At Cork Wine Shop in Portland, Ore., the approach to product mix is a little different. “We really focus on small, sustainable producers,” says owner Darryl Joannides. “Price, place of origin, unique or obscurity mostly matter within the context of how good is the wine compared to similar types and is it priced competitively — basic stuff that all businesses should pay attention to, regardless if you’re selling a plant or a Pinot.”

Both Miller and Joannides agree that their customers find comfort in knowing they have staff that has tried — or in this case, tasted — everything in stock. “Most of our customers are coming in to talk to us and learn about what we’ve selected and why,” Joannides says. “It’s that service and knowing someone on staff can talk intelligently about them that separates our shopping experience from the grocery stores we have to compete with here in Oregon.”

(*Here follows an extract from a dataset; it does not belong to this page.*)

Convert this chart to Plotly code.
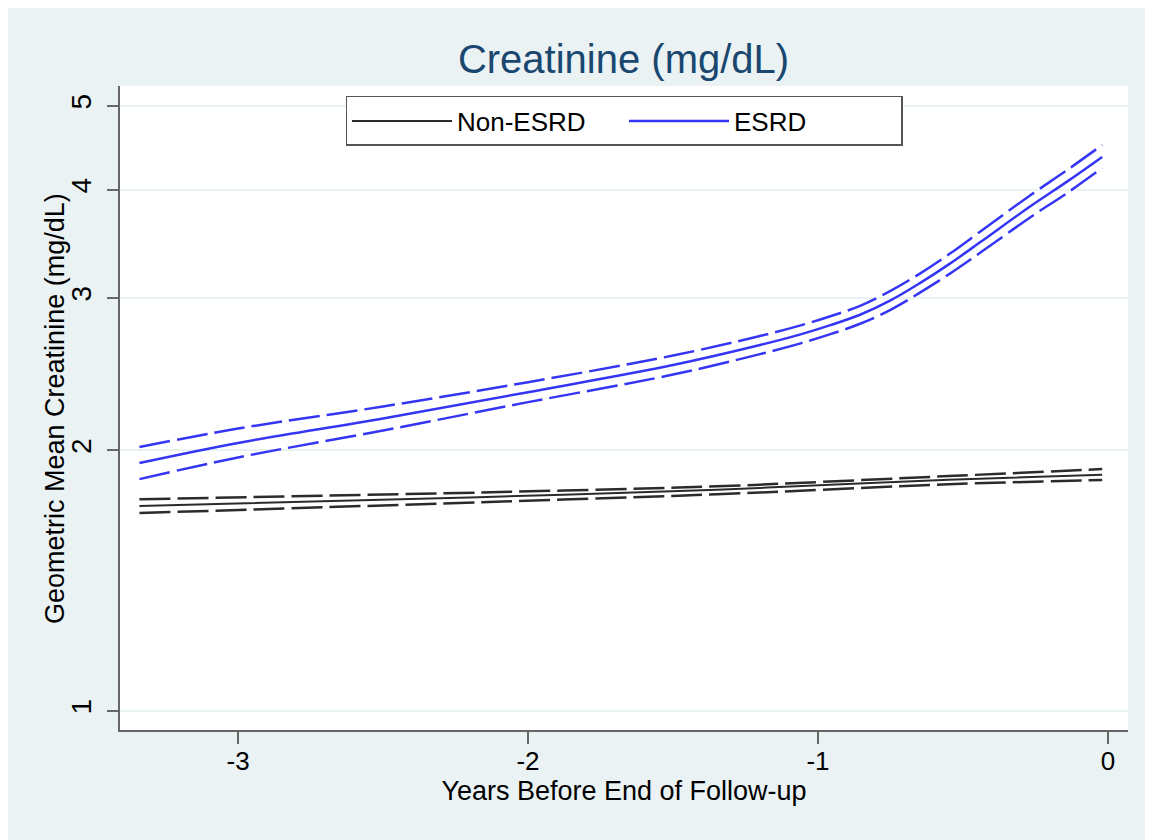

Becoming Customer Friendly
Cork Wine Shop stands behind its signage when it comes to providing customers a unique and non-intimidating shopping experience. “Most wines in the shop have shelf talkers that describe the item,” Joannides says. “We write them all in-house after tasting the wine and often after meeting with the winemaker or estate owner in person. We also try to make them humorous and often suggest food pairings. That way if someone is intimidated about wine, they don’t have to ask for help because the information is right in front of them to learn on their own. And if they do ask, we are always happy to converse.”

The Cork owner goes on to add, “As someone who knows nothing about plants but has a half-acre garden, I wish garden stores would do this to help educate me about what plants are, how to care for them, how to prune them, where best to plant them, all with signage in front of the plant I’m considering so I don’t have to always go find someone with that answer for me.”

In addition to signage, this Portland wine shop hosts weekly tastings, classes and more formal sit-down tastings to introduce its customers to new things. “All of this is done in an unpretentious format, or so we hope,” Joannides says. Similar to gardening, “The biggest challenge with wine is people think it’s snooty or too difficult to try and figure out, so they just avoid what they don’t know about.”

Miller agrees that the wine industry can carry the unfortunate label of being pretentious. “I began working in the wine industry a month after I turned 21 and knew very little about wine,” he says. “I also come from a blue collar background; there was very little fine dining or other wine exposure at a young age in rural Texas. What drew me to wine in the first place was everything that you didn’t see in the fancy restaurants and collector’s cellars: farmers, family, tradition, culture and terrior.

“[We] want to convey this passion to the young and old, so, to do that, there is no room for snooty attitude or elitism. We are just regular guys who love wine, and that is how we interact with our customers. You may hear classical music at the shop, then maybe a little Led Zeppelin to Coltrane, followed by some hip-hop. That helps with the younger crowd for sure.”

Playing (Local) Favorites
As more lawn and garden retailers learn the value of developing strong community partnerships, so are wine shop owners and managers.

“This is very important to us and we do it all the time — mostly with local restaurants,” Joannides says. “We are really fortunate here in Portland to have such a vibrant culinary scene. Many of these restaurants have great wine buyers who know the value of cross-promotion.

“We put a lot of energy into creating these events with our restaurant partners and always see it pay off in spades with repeat customers to both businesses, as well as that community spirit of knowing you are working to help other small businesses survive and thrive.”

Chuck Kanski, co-owner of Solo Vino in St. Paul, Minn., shares a similar experience with the owners of Tangletown Gardens, Scott Endres and Dean Engelmann. Tangletown Gardens hosts an annual Garden & Art Tour, and Solo Vino provides wine for this event. Proceeds from the tour help fund public art, along with charities and garden projects throughout the community.

“Scott and Dean give so much back into the community, so when they wanted to incorporate wine tastings into the event’s after party, we wanted to be in step with that and donate our time and our wine,” Kanski says. He goes on to add that Solo Vino’s support of Tangletown Gardens and its Garden & Art Tour is not about connecting with new customers.

“This is more about relationships than it is business,” Kanski says. “Scott and Dean are local farm boys and what they’re doing for our community is amazing. And if you want to support and help people like that, everyone benefits.”